Member of the Legislative Assembly of Prince Edward Island for Montague-Kilmuir
- In office November 27, 1996 – October 18, 2011
- Preceded by: First Member
- Succeeded by: Allen Roach

Interim leader of the Progressive Conservative Party of Prince Edward Island
- In office May 26, 2010 – October 2, 2010
- Preceded by: Olive Crane (interim)
- Succeeded by: Olive Crane

Personal details
- Born: February 15, 1949 (age 77) Bedeque, Prince Edward Island
- Spouse: Eileen Bagnall
- Occupation: Store Manager

= Jim Bagnall =

Canadian politician

James (Jim) Douglas Bagnall (born 15 February 1949) is a Canadian politician, who was elected to the Legislative Assembly of Prince Edward Island in the 1996 provincial election. Bagnall is married to Eileen (Craig) Bagnall. They have four kids, Douglas, Craig, Tara and Tanya. He represented the electoral district of Montague-Kilmuir as a member of the Progressive Conservative Party.

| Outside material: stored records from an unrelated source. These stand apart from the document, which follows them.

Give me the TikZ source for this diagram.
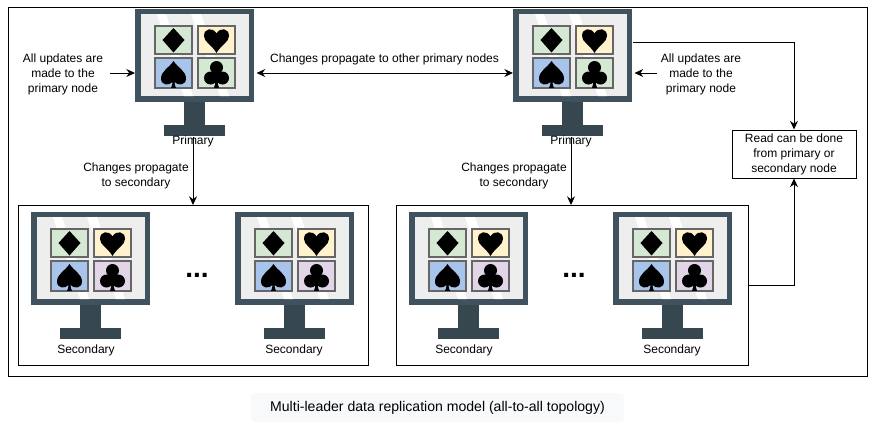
\documentclass[tikz,border=0pt]{standalone}
\usepackage{fontspec}
\setmainfont{Liberation Sans}
\usetikzlibrary{arrows.meta,calc}
\definecolor{frameC}{HTML}{3F525E}
\definecolor{standC}{HTML}{36474F}
\definecolor{screenC}{HTML}{EEEEEE}
\definecolor{tileG}{HTML}{D5E8D4}
\definecolor{tileY}{HTML}{FFF2CC}
\definecolor{tileB}{HTML}{A9C4EB}
\definecolor{tileP}{HTML}{E1D5E7}
\definecolor{tileE}{HTML}{666666}
\definecolor{capC}{HTML}{F8F9FB}
\tikzset{
  x=0.75pt,y=-0.75pt,
  conn/.style={draw=black,line width=0.75pt,-{Stealth[length=6.5pt,width=6pt]}},
  conn2/.style={draw=black,line width=0.75pt,{Stealth[length=6.5pt,width=6pt]}-{Stealth[length=6.5pt,width=6pt]}},
  plainbox/.style={draw=black,line width=0.75pt,fill=white},
  lbl/.style={font=\fontsize{9pt}{11.2pt}\selectfont,align=center,inner sep=0pt,text=black},
  dots/.style={font=\fontsize{21pt}{21pt}\selectfont\bfseries,inner sep=0pt,anchor=base,text=black},
  framebox/.style={inner sep=0pt,minimum width=89.25pt,minimum height=69.75pt},
  tile/.style={draw=tileE,line width=0.9pt},
  pics/monitor/.style={code={
    \fill[standC] (49,93) rectangle (70,117);
    \fill[standC] (29,116) rectangle (90,127);
    \fill[frameC] (0,0) rectangle (119,93);
    \fill[screenC] (6,5) rectangle (114,87);
    \fill[white] (22,5) -- (31,5) -- (58,87) -- (49,87) -- cycle;
    \fill[white] (56,5) -- (66,5) -- (94,87) -- (85,87) -- cycle;
    \draw[tile,fill=tileG] (20,17) rectangle (57,45);
    \draw[tile,fill=tileY] (63,17) rectangle (100,45);
    \draw[tile,fill=tileB] (20,49) rectangle (57,79);
    \draw[tile,fill=#1] (63,49) rectangle (100,79);
    % diamond
    \fill[black] (38.5,19) -- (49.5,31) -- (38.5,43.5) -- (27.5,31) -- cycle;
    % heart
    \fill[black] (81.5,44) .. controls (77,36) and (69,33) .. (69,27)
       .. controls (69,19) and (78,18) .. (81.5,24.5)
       .. controls (85,18) and (94,19) .. (94,27)
       .. controls (94,33) and (86,36) .. (81.5,44) -- cycle;
    % spade
    \fill[black] (38.5,52) .. controls (34,59) and (26,62) .. (26,69.5)
       .. controls (26,76.5) and (34,77) .. (37.5,73)
       .. controls (37.5,75) and (37,77) .. (36,78.8) -- (41,78.8)
       .. controls (40,77) and (39.5,75) .. (39.5,73)
       .. controls (43,77) and (51,76.5) .. (51,69.5)
       .. controls (51,62) and (43,59) .. (38.5,52) -- cycle;
    % club
    \fill[black] (81.5,58.5) circle[radius=6.5];
    \fill[black] (75.5,69) circle[radius=6.5];
    \fill[black] (87.5,69) circle[radius=6.5];
    \fill[black] (79,62) rectangle (84,70);
    \fill[black] (80.5,66) .. controls (80.5,73) and (80,76) .. (79,78.8) -- (84,78.8)
       .. controls (83,76) and (82.5,73) .. (82.5,66) -- cycle;
  }},
}
\begin{document}
\begin{tikzpicture}
\useasboundingbox (0,0) rectangle (881,425);
\fill[white] (0,0) rectangle (881,425);
\node[draw=black,line width=0.75pt,minimum width=644.25pt,minimum height=276.75pt,inner sep=0pt,anchor=north west] (outer) at (8,7) {};
\node[plainbox,minimum width=262.5pt,minimum height=120pt,inner sep=0pt,anchor=north west] (cont1) at (18,205) {};
\node[plainbox,minimum width=264pt,minimum height=120pt,inner sep=0pt,anchor=north west] (cont2) at (396,205) {};

\node[framebox,anchor=north west] (m1) at (135,9) {};
\node[framebox,anchor=north west] (m2) at (513,9) {};
\node[framebox,anchor=north west] (s1) at (31,212) {};
\node[framebox,anchor=north west] (s2) at (235,212) {};
\node[framebox,anchor=north west] (s3) at (409,212) {};
\node[framebox,anchor=north west] (s4) at (613,212) {};
\pic at (135,9) {monitor=tileG};
\pic at (513,9) {monitor=tileG};
\pic at (31,212) {monitor=tileP};
\pic at (235,212) {monitor=tileP};
\pic at (409,212) {monitor=tileP};
\pic at (613,212) {monitor=tileP};

\node[lbl] (pl1) at (193,141) {Primary};
\node[lbl] (pl2) at (571,141) {Primary};
\node[lbl] (sl1) at (86,350) {Secondary};
\node[lbl] (sl2) at (294,350) {Secondary};
\node[lbl] (sl3) at (464,350) {Secondary};
\node[lbl] (sl4) at (672,350) {Secondary};

\node[dots] (d1) at (197,277) {...};
\node[dots] (d2) at (574,277) {...};

\node[lbl] (u1) at (63,74) {All updates are\\made to the\\primary node};
\node[lbl] (u2) at (701,74) {All updates are\\made to the\\primary node};
\node[lbl] (prop) at (384.5,59) {Changes propagate to other primary nodes};
\node[lbl] (c1) at (136,175.5) {Changes propagate\\to secondary};
\node[lbl] (c2) at (514,175.5) {Changes propagate\\to secondary};
\node[lbl,draw=black,line width=0.75pt,fill=white,minimum width=93pt,minimum height=36pt] (read) at (794,154) {Read can be done\\from primary or\\secondary node};

\coordinate (j1) at ($(m2.east)+(0,-13.5)$);
\coordinate (j2) at (748,285);
\coordinate (ph) at (0,73);

\draw[conn] ($(ph -| u1.east)+(7,0)$) -- (ph -| m1.west);
\draw[conn] ($(ph -| u2.west)+(-4,0)$) -- ($(ph -| m2.east)+(2,0)$);
\draw[conn2] ($(ph -| m1.east)+(2,0)$) -- (ph -| m2.west);
\draw[conn] (193,137) -- (193,205);
\draw[conn] (571,137) -- (571,205);
\draw[conn] (j1) -| (read.north);
\draw[conn] (j2) -| (read.south);

\node[fill=capC,rounded corners=3pt,minimum width=279.75pt,minimum height=21.75pt,inner sep=0pt,font=\fontsize{10.55pt}{12pt}\selectfont] (cap) at (437.5,407.5) {Multi-leader data replication model (all-to-all topology)};
\end{tikzpicture}
\end{document}
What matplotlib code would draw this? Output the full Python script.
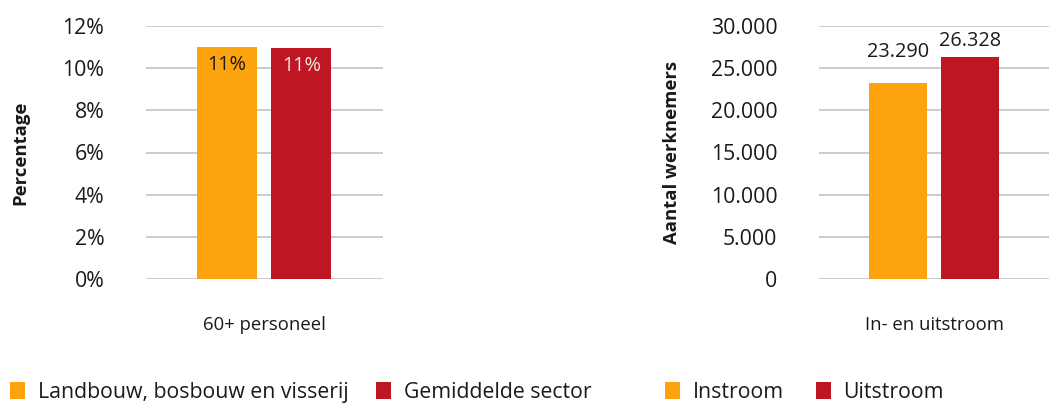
import matplotlib
matplotlib.use("Agg")
import matplotlib.pyplot as plt
from matplotlib.patches import Patch
from matplotlib.transforms import offset_copy

plt.rcParams['font.family'] = ['Open Sans', 'DejaVu Sans']

# Data
left_category = "60+ personeel"
left_series = ["Landbouw, bosbouw en visserij", "Gemiddelde sector"]
left_values = [11.0, 10.95]
left_labels = ["11%", "11%"]
left_ticks = [0, 2, 4, 6, 8, 10, 12]
left_ticklabels = ["0%", "2%", "4%", "6%", "8%", "10%", "12%"]

right_category = "In- en uitstroom"
right_series = ["Instroom", "Uitstroom"]
right_values = [23290, 26328]
right_labels = ["23.290", "26.328"]
right_ticks = [0, 5000, 10000, 15000, 20000, 25000, 30000]
right_ticklabels = ["0", "5.000", "10.000", "15.000", "20.000", "25.000", "30.000"]

ORANGE = "#FDA30F"
RED = "#BE1622"
colors = [ORANGE, RED]
GRID = "#BFBFBF"
TXT = "#1a1a1a"

W, H = 1050, 403
fig = plt.figure(figsize=(W / 100, H / 100), dpi=100)

def axes_px(x0, x1, y0, y1):
    return fig.add_axes([x0 / W, 1 - y1 / H, (x1 - x0) / W, (y1 - y0) / H])

ax1 = axes_px(146, 383, 26, 279)
ax2 = axes_px(819, 1049, 26, 279)

offsets = [-0.158, 0.156]
bw = 0.253

def style(ax, ticks, ticklabels, category, ylabel, lblx):
    ax.set_xlim(-0.5, 0.5)
    ax.set_ylim(ticks[0], ticks[-1])
    ax.set_yticks(ticks)
    ax.set_yticklabels(ticklabels, fontsize=15.3, color=TXT)
    ax.tick_params(axis='y', length=0, pad=30)
    ax.set_xticks([0])
    ax.set_xticklabels([category], fontsize=13.3, color=TXT)
    ax.tick_params(axis='x', length=0, pad=27)
    for s in ax.spines.values():
        s.set_visible(False)
    ax.yaxis.grid(True, color=GRID, linewidth=1.1)
    ax.set_axisbelow(True)
    ax.set_ylabel(ylabel, fontsize=13.3, fontweight='bold', color=TXT)
    ax.yaxis.set_label_coords(lblx, 0.5)

style(ax1, left_ticks, left_ticklabels, left_category, "Percentage", -0.49)
style(ax2, right_ticks, right_ticklabels, right_category, "Aantal werknemers", -0.60)

# Left bars with labels inside
for i, (v, lab) in enumerate(zip(left_values, left_labels)):
    ax1.bar(offsets[i], v, width=bw, color=colors[i], zorder=2)
    tr = offset_copy(ax1.transData, fig=fig, x=0, y=-18, units='dots')
    ax1.text(offsets[i], v, lab, ha='center', va='center', fontsize=14.3,
             color=(TXT if i == 0 else "#f7e4e4"), zorder=3, transform=tr)

# Right bars with labels above
label_lift = [31, 16]
for i, (v, lab) in enumerate(zip(right_values, right_labels)):
    ax2.bar(offsets[i], v, width=bw, color=colors[i], zorder=2)
    tr = offset_copy(ax2.transData, fig=fig, x=0, y=label_lift[i], units='dots')
    ax2.text(offsets[i], v, lab, ha='center', va='center', fontsize=14.3,
             color=TXT, zorder=3, transform=tr)

def legend(series, x, colsp):
    handles = [Patch(facecolor=c, edgecolor='none') for c in colors]
    fig.legend(handles, series, loc='lower left', bbox_to_anchor=(x / W, 0.0),
               ncol=2, frameon=False, fontsize=15.3, handlelength=0.7,
               handleheight=0.8, handletextpad=0.6, columnspacing=colsp,
               borderpad=0, borderaxespad=0, labelcolor=TXT)

legend(left_series, 10, 1.3)
legend(right_series, 665, 1.5)

fig.savefig("out.png", dpi=100)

In June 2010, he was named interim leader of the Progressive Conservatives after Olive Crane resigned to run for the party's permanent leadership in the October 2010 convention.

A former retail store owner, Bagnall served on the town council for Montague from 1990 to 1996. He served in the provincial cabinet as Minister of Agriculture, Fisheries and Aquaculture.